■ DATASET CONTENT:

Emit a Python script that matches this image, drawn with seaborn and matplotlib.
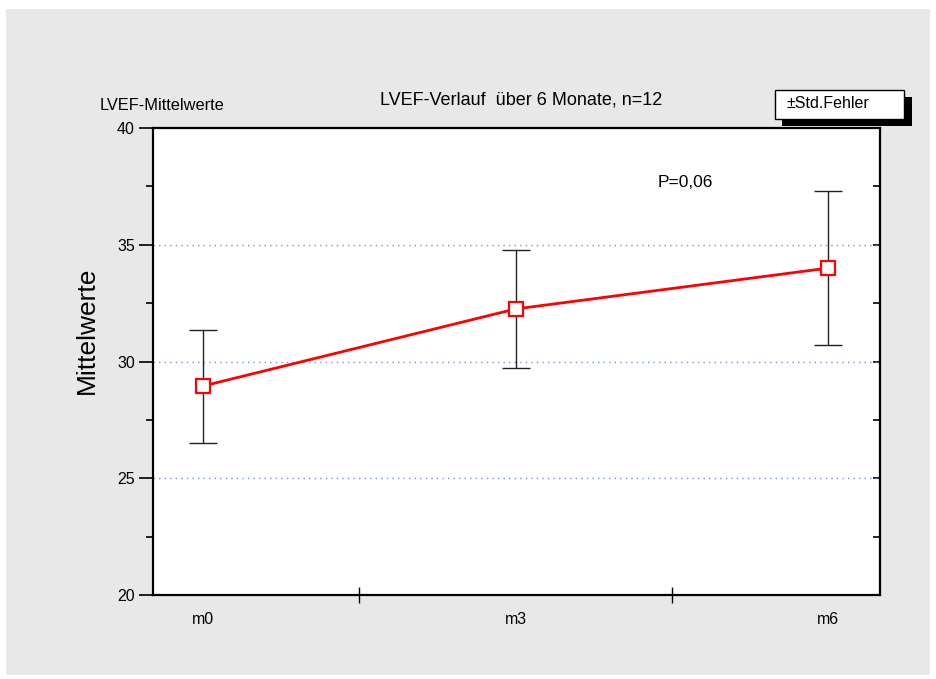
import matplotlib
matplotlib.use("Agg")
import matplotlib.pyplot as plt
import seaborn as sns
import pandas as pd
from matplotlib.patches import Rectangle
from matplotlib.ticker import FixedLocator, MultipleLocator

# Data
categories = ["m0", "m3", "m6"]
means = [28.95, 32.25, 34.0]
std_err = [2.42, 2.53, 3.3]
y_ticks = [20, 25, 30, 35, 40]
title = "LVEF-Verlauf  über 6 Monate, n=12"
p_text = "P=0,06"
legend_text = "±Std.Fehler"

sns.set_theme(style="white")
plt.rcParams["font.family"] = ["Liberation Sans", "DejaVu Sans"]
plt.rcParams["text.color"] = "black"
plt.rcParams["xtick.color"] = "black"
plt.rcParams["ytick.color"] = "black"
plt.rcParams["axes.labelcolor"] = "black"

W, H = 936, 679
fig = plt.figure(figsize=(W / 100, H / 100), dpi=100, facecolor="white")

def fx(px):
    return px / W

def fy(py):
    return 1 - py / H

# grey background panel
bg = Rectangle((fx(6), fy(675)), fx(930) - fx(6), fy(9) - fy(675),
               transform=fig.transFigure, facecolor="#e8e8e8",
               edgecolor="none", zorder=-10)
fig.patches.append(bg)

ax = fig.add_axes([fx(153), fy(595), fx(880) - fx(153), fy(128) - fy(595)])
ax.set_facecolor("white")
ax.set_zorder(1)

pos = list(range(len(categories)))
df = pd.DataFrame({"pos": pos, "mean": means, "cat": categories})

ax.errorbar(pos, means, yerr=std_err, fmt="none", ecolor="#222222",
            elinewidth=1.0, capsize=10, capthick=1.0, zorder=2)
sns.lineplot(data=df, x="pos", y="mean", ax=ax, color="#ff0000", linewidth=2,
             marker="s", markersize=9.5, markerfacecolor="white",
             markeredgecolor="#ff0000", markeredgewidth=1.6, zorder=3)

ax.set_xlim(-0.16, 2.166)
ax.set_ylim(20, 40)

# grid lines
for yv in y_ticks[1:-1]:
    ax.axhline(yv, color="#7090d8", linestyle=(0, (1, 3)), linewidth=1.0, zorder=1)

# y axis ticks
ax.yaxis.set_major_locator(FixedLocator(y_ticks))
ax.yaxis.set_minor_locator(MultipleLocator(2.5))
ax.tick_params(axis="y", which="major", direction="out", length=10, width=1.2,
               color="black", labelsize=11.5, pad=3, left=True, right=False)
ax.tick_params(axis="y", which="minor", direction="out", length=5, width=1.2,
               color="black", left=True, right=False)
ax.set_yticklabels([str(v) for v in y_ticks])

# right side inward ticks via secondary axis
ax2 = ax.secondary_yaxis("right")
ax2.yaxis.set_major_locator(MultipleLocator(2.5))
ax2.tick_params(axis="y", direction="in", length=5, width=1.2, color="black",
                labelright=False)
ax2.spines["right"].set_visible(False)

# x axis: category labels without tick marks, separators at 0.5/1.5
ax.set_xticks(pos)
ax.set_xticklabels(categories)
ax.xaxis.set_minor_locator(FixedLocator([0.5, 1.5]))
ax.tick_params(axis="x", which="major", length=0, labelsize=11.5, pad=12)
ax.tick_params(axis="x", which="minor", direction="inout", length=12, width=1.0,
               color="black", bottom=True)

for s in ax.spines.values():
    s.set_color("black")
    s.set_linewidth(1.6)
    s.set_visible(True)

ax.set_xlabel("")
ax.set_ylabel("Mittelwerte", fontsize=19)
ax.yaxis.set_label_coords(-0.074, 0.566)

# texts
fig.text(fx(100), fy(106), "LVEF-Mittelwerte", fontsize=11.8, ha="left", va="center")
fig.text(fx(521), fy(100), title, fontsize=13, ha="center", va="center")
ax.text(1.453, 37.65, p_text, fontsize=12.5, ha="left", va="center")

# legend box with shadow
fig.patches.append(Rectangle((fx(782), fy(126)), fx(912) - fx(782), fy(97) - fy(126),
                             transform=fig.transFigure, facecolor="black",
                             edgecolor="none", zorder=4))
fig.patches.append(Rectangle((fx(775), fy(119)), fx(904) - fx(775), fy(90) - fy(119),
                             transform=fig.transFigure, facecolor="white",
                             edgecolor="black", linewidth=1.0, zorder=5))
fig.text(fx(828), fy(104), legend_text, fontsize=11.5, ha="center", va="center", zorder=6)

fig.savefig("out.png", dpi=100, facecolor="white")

■ DIRECTIONS FOR THIS TASK: Your task is to reproduce exactly the lines from the start of the data above through the line containing "from matplotlib.ticker import", leaving every picture out.

■ WRITTEN SOLUTION:
Emit a Python script that matches this image, drawn with seaborn and matplotlib.
import matplotlib
matplotlib.use("Agg")
import matplotlib.pyplot as plt
import seaborn as sns
import pandas as pd
from matplotlib.patches import Rectangle
from matplotlib.ticker import FixedLocator, MultipleLocator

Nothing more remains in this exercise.